__What is needed__
Leaving out every picture, quote the data below exactly as it appears.

__Source excerpt__
::::::::

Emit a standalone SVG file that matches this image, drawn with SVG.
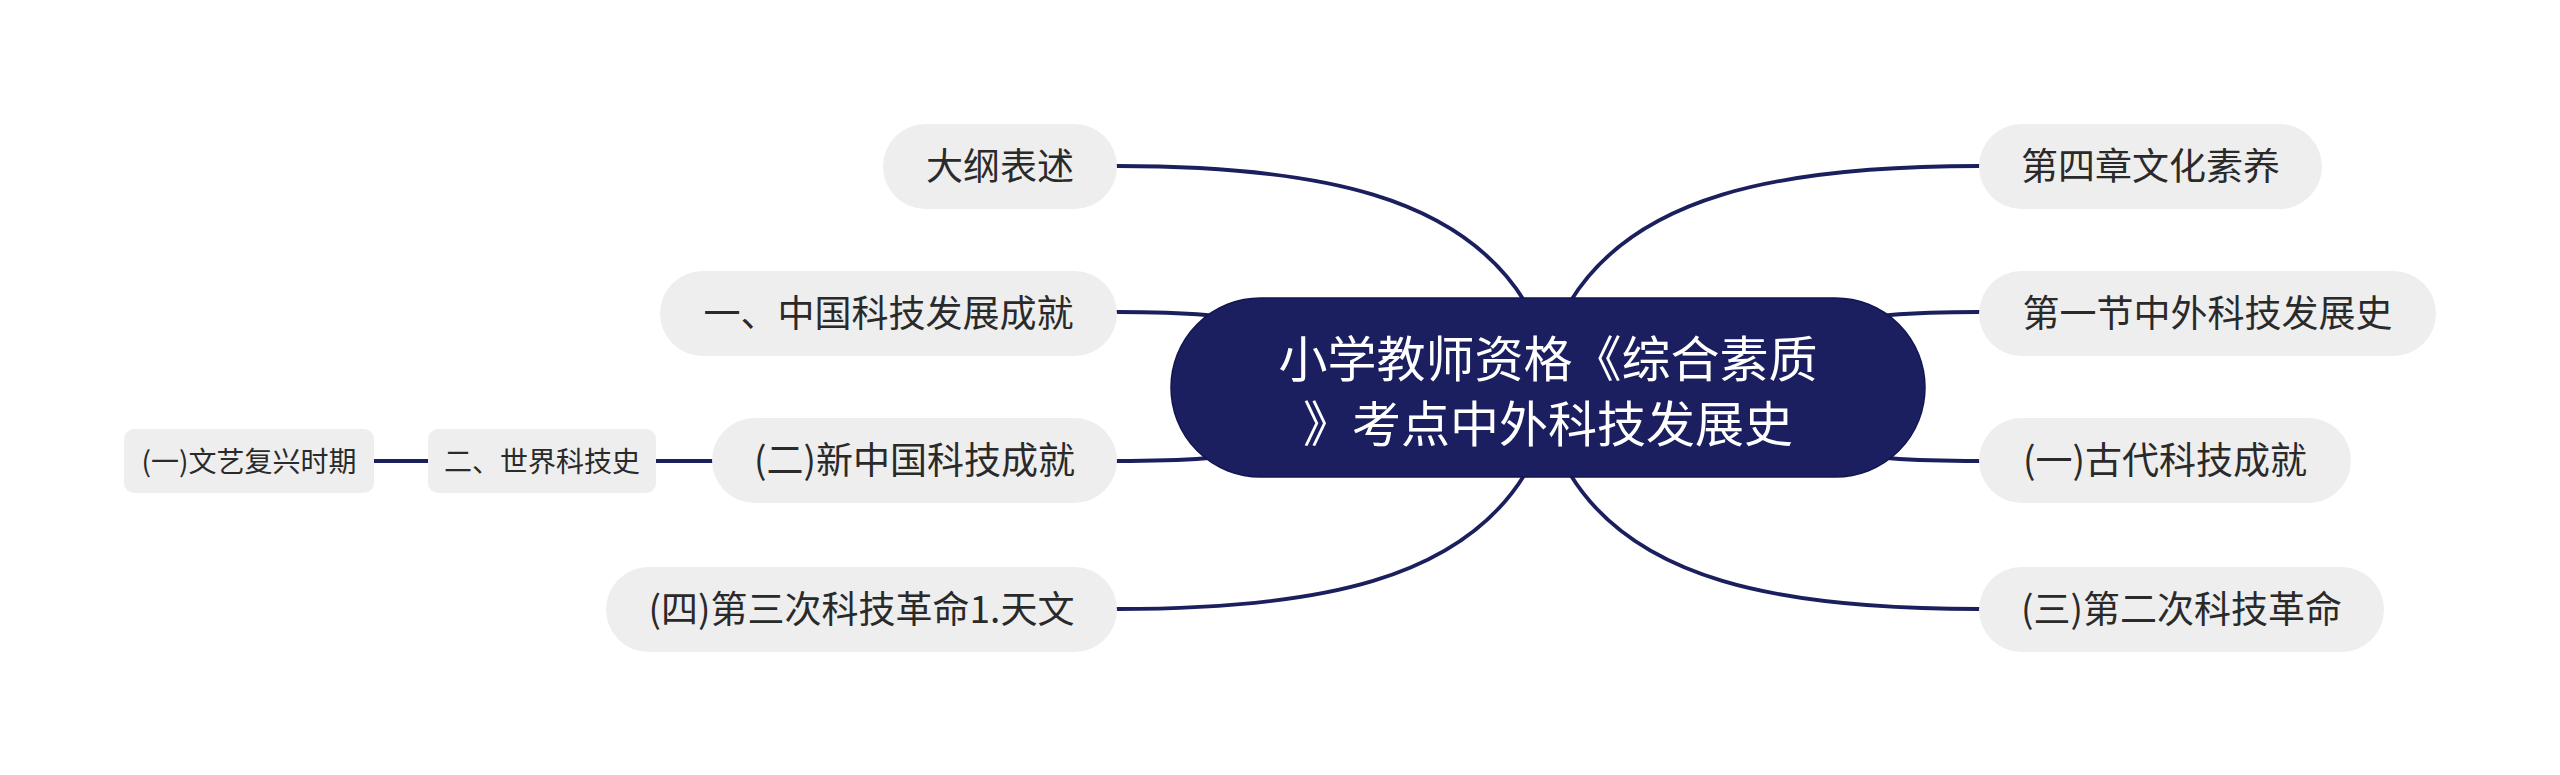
<svg xmlns="http://www.w3.org/2000/svg" width="2560" height="775" viewBox="0 0 2560 775">
<style>
.bg{fill:#ffffff}
.conn{fill:none;stroke:#1b1f5e;stroke-width:3.8;stroke-linecap:round}
.node{fill:#eeeeee}
.t{font-family:"Noto Sans CJK SC","Noto Sans",sans-serif;fill:#2a2a2a;text-anchor:middle}
.t1{font-size:37px}
.t2{font-size:28px}
.root{fill:#1b1f60;stroke:#121650;stroke-width:1.5}
.rt{font-family:"Noto Sans CJK SC","Noto Sans",sans-serif;fill:#ffffff;font-size:49px;text-anchor:middle}
</style>
<rect class="bg" x="0" y="0" width="2560" height="775"/>
<g id="connectors">
<path class="conn" d="M1117,166 C1320,166 1461,197 1525,302"/>
<path class="conn" d="M1117,312 C1180,312 1230,314 1300,330"/>
<path class="conn" d="M1117,461 C1180,461 1230,459 1300,445"/>
<path class="conn" d="M1117,609 C1320,609 1461,579 1525,474"/>
<path class="conn" d="M1979,166 C1776,166 1634,197 1570,302"/>
<path class="conn" d="M1979,312 C1916,312 1866,314 1796,330"/>
<path class="conn" d="M1979,461 C1916,461 1866,459 1796,445"/>
<path class="conn" d="M1979,609 C1776,609 1634,579 1570,474"/>
<path class="conn" d="M656,461 L712,461"/>
<path class="conn" d="M374,461 L428,461"/>
</g>
<g id="root">
<rect class="root" x="1171" y="298" width="754" height="179" rx="89.5"/>
<text class="rt" x="1548" y="377">小学教师资格《综合素质</text>
<text class="rt" x="1548" y="442">》考点中外科技发展史</text>
</g>
<g id="n-dagang">
<rect class="node" x="883" y="124" width="234" height="85" rx="42.5"/>
<text class="t t1" x="1000" y="180">大纲表述</text>
</g>
<g id="n-zhongguo">
<rect class="node" x="660" y="271" width="457" height="85" rx="42.5"/>
<text class="t t1" x="888.5" y="327">一、中国科技发展成就</text>
</g>
<g id="n-xinzhongguo">
<rect class="node" x="712" y="418" width="405" height="85" rx="42.5"/>
<text class="t t1" x="914.5" y="474">(二)新中国科技成就</text>
</g>
<g id="n-disanci">
<rect class="node" x="606" y="567" width="511" height="85" rx="42.5"/>
<text class="t t1" x="861.5" y="622.5">(四)第三次科技革命1.天文</text>
</g>
<g id="n-shijie">
<rect class="node" x="428" y="429" width="228" height="64" rx="10"/>
<text class="t t2" x="542" y="471.5">二、世界科技史</text>
</g>
<g id="n-wenyi">
<rect class="node" x="124" y="429" width="250" height="64" rx="10"/>
<text class="t t2" x="249" y="471.5">(一)文艺复兴时期</text>
</g>
<g id="n-disizhang">
<rect class="node" x="1979" y="124" width="343" height="85" rx="42.5"/>
<text class="t t1" x="2150.5" y="180">第四章文化素养</text>
</g>
<g id="n-diyijie">
<rect class="node" x="1979" y="271" width="457" height="85" rx="42.5"/>
<text class="t t1" x="2207.5" y="327">第一节中外科技发展史</text>
</g>
<g id="n-gudai">
<rect class="node" x="1979" y="418" width="372" height="85" rx="42.5"/>
<text class="t t1" x="2165" y="474">(一)古代科技成就</text>
</g>
<g id="n-dierci">
<rect class="node" x="1979" y="567" width="405" height="85" rx="42.5"/>
<text class="t t1" x="2181.5" y="622.5">(三)第二次科技革命</text>
</g>
</svg>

::::::::

__Answer in full__
Emit a standalone SVG file that matches this image, drawn with SVG.
<svg xmlns="http://www.w3.org/2000/svg" width="2560" height="775" viewBox="0 0 2560 775">
<style>
.bg{fill:#ffffff}
.conn{fill:none;stroke:#1b1f5e;stroke-width:3.8;stroke-linecap:round}
.node{fill:#eeeeee}
.t{font-family:"Noto Sans CJK SC","Noto Sans",sans-serif;fill:#2a2a2a;text-anchor:middle}
.t1{font-size:37px}
.t2{font-size:28px}
.root{fill:#1b1f60;stroke:#121650;stroke-width:1.5}
.rt{font-family:"Noto Sans CJK SC","Noto Sans",sans-serif;fill:#ffffff;font-size:49px;text-anchor:middle}
</style>
<rect class="bg" x="0" y="0" width="2560" height="775"/>
<g id="connectors">
<path class="conn" d="M1117,166 C1320,166 1461,197 1525,302"/>
<path class="conn" d="M1117,312 C1180,312 1230,314 1300,330"/>
<path class="conn" d="M1117,461 C1180,461 1230,459 1300,445"/>
<path class="conn" d="M1117,609 C1320,609 1461,579 1525,474"/>
<path class="conn" d="M1979,166 C1776,166 1634,197 1570,302"/>
<path class="conn" d="M1979,312 C1916,312 1866,314 1796,330"/>
<path class="conn" d="M1979,461 C1916,461 1866,459 1796,445"/>
<path class="conn" d="M1979,609 C1776,609 1634,579 1570,474"/>
<path class="conn" d="M656,461 L712,461"/>
<path class="conn" d="M374,461 L428,461"/>
</g>
<g id="root">
<rect class="root" x="1171" y="298" width="754" height="179" rx="89.5"/>
<text class="rt" x="1548" y="377">小学教师资格《综合素质</text>
<text class="rt" x="1548" y="442">》考点中外科技发展史</text>
</g>
<g id="n-dagang">
<rect class="node" x="883" y="124" width="234" height="85" rx="42.5"/>
<text class="t t1" x="1000" y="180">大纲表述</text>
</g>
<g id="n-zhongguo">
<rect class="node" x="660" y="271" width="457" height="85" rx="42.5"/>
<text class="t t1" x="888.5" y="327">一、中国科技发展成就</text>
</g>
<g id="n-xinzhongguo">
<rect class="node" x="712" y="418" width="405" height="85" rx="42.5"/>
<text class="t t1" x="914.5" y="474">(二)新中国科技成就</text>
</g>
<g id="n-disanci">
<rect class="node" x="606" y="567" width="511" height="85" rx="42.5"/>
<text class="t t1" x="861.5" y="622.5">(四)第三次科技革命1.天文</text>
</g>
<g id="n-shijie">
<rect class="node" x="428" y="429" width="228" height="64" rx="10"/>
<text class="t t2" x="542" y="471.5">二、世界科技史</text>
</g>
<g id="n-wenyi">
<rect class="node" x="124" y="429" width="250" height="64" rx="10"/>
<text class="t t2" x="249" y="471.5">(一)文艺复兴时期</text>
</g>
<g id="n-disizhang">
<rect class="node" x="1979" y="124" width="343" height="85" rx="42.5"/>
<text class="t t1" x="2150.5" y="180">第四章文化素养</text>
</g>
<g id="n-diyijie">
<rect class="node" x="1979" y="271" width="457" height="85" rx="42.5"/>
<text class="t t1" x="2207.5" y="327">第一节中外科技发展史</text>
</g>
<g id="n-gudai">
<rect class="node" x="1979" y="418" width="372" height="85" rx="42.5"/>
<text class="t t1" x="2165" y="474">(一)古代科技成就</text>
</g>
<g id="n-dierci">
<rect class="node" x="1979" y="567" width="405" height="85" rx="42.5"/>
<text class="t t1" x="2181.5" y="622.5">(三)第二次科技革命</text>
</g>
</svg>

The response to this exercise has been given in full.